[WRITTEN TASK] How does the data below read from its first line through the line containing "const seriesNames = ['DML', 'GML', 'ADML', 'AGML', 'COR'];"? Print those lines exactly.

[COLLECTED MATERIAL]
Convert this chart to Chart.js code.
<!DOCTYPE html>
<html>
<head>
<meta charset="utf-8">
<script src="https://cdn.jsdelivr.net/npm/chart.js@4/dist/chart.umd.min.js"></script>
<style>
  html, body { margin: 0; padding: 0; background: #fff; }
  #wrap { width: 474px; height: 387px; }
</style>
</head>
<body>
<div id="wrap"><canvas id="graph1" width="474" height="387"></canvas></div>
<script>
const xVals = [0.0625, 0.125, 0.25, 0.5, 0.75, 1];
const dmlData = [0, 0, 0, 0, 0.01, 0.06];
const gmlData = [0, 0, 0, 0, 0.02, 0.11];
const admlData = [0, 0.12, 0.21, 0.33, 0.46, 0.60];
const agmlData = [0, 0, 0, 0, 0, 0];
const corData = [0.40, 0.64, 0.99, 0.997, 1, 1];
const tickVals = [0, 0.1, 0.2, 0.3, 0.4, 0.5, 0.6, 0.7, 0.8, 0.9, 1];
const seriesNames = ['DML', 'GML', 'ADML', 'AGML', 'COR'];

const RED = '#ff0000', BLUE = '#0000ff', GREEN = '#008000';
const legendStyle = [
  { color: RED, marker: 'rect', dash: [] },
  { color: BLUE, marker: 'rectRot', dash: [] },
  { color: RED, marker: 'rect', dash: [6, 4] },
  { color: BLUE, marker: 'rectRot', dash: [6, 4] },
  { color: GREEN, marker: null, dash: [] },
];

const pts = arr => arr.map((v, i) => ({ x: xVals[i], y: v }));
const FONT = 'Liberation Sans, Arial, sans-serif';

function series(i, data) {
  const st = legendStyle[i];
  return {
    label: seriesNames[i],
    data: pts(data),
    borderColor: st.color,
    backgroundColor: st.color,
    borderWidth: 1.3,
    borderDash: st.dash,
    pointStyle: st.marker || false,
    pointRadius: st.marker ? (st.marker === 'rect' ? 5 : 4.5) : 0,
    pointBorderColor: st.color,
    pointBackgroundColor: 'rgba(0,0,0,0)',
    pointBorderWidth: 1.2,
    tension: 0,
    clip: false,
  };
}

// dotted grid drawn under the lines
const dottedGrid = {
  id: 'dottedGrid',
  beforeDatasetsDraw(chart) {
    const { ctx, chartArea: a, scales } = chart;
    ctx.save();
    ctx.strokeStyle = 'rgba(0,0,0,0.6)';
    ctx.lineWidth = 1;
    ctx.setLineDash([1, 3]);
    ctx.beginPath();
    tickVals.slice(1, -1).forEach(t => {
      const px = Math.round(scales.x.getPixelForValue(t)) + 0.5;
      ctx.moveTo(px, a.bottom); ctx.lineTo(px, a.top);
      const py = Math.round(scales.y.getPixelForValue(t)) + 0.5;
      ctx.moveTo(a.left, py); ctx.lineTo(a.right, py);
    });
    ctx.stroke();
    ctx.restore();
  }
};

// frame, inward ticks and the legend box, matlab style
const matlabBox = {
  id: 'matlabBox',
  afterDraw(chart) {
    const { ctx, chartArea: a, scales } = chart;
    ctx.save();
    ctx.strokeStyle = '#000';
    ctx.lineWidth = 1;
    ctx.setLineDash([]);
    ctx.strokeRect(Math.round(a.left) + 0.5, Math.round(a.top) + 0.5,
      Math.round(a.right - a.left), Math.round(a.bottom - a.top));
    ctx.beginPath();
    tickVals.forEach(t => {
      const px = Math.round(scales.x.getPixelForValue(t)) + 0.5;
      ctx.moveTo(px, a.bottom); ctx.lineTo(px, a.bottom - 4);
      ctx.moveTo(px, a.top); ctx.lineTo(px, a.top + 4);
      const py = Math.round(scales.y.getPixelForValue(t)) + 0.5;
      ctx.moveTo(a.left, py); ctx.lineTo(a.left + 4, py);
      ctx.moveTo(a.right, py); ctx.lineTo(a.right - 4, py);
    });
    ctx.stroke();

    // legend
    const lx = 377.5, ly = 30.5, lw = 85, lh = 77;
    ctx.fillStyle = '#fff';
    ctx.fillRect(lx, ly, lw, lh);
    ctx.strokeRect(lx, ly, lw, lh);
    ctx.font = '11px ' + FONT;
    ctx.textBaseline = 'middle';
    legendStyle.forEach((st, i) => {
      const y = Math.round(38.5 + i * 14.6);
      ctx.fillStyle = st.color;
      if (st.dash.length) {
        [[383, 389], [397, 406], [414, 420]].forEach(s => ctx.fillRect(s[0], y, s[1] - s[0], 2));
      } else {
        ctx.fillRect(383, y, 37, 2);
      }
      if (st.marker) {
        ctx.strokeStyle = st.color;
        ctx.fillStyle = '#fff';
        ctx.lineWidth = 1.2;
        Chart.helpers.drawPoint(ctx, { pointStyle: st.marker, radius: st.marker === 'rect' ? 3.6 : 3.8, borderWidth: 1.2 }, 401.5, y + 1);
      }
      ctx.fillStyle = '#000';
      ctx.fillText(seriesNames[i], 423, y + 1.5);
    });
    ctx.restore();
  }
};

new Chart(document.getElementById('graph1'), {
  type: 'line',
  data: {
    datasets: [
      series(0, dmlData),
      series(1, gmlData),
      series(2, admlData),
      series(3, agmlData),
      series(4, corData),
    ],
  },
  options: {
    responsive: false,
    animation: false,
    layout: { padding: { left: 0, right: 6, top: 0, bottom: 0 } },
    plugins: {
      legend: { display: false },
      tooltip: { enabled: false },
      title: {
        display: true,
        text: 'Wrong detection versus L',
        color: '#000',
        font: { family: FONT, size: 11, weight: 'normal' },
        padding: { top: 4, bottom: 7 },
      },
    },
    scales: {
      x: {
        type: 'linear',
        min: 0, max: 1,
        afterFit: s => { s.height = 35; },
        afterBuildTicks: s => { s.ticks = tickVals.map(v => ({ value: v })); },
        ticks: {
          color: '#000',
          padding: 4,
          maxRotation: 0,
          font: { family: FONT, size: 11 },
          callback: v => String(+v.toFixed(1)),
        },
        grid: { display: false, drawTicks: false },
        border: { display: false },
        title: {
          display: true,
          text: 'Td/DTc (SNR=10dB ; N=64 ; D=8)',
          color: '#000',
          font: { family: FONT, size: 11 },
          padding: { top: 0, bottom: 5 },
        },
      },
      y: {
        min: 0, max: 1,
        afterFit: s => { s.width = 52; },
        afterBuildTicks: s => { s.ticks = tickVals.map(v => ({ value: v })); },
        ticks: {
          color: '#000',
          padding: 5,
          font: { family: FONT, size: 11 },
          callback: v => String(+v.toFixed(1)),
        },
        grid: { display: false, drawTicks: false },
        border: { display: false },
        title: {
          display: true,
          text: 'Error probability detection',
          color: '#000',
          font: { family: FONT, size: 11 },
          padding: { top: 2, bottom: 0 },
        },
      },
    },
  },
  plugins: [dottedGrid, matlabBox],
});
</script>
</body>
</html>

[RESULT OF THIS EXERCISE]
Convert this chart to Chart.js code.
<!DOCTYPE html>
<html>
<head>
<meta charset="utf-8">
<script src="https://cdn.jsdelivr.net/npm/chart.js@4/dist/chart.umd.min.js"></script>
<style>
  html, body { margin: 0; padding: 0; background: #fff; }
  #wrap { width: 474px; height: 387px; }
</style>
</head>
<body>
<div id="wrap"><canvas id="graph1" width="474" height="387"></canvas></div>
<script>
const xVals = [0.0625, 0.125, 0.25, 0.5, 0.75, 1];
const dmlData = [0, 0, 0, 0, 0.01, 0.06];
const gmlData = [0, 0, 0, 0, 0.02, 0.11];
const admlData = [0, 0.12, 0.21, 0.33, 0.46, 0.60];
const agmlData = [0, 0, 0, 0, 0, 0];
const corData = [0.40, 0.64, 0.99, 0.997, 1, 1];
const tickVals = [0, 0.1, 0.2, 0.3, 0.4, 0.5, 0.6, 0.7, 0.8, 0.9, 1];
const seriesNames = ['DML', 'GML', 'ADML', 'AGML', 'COR'];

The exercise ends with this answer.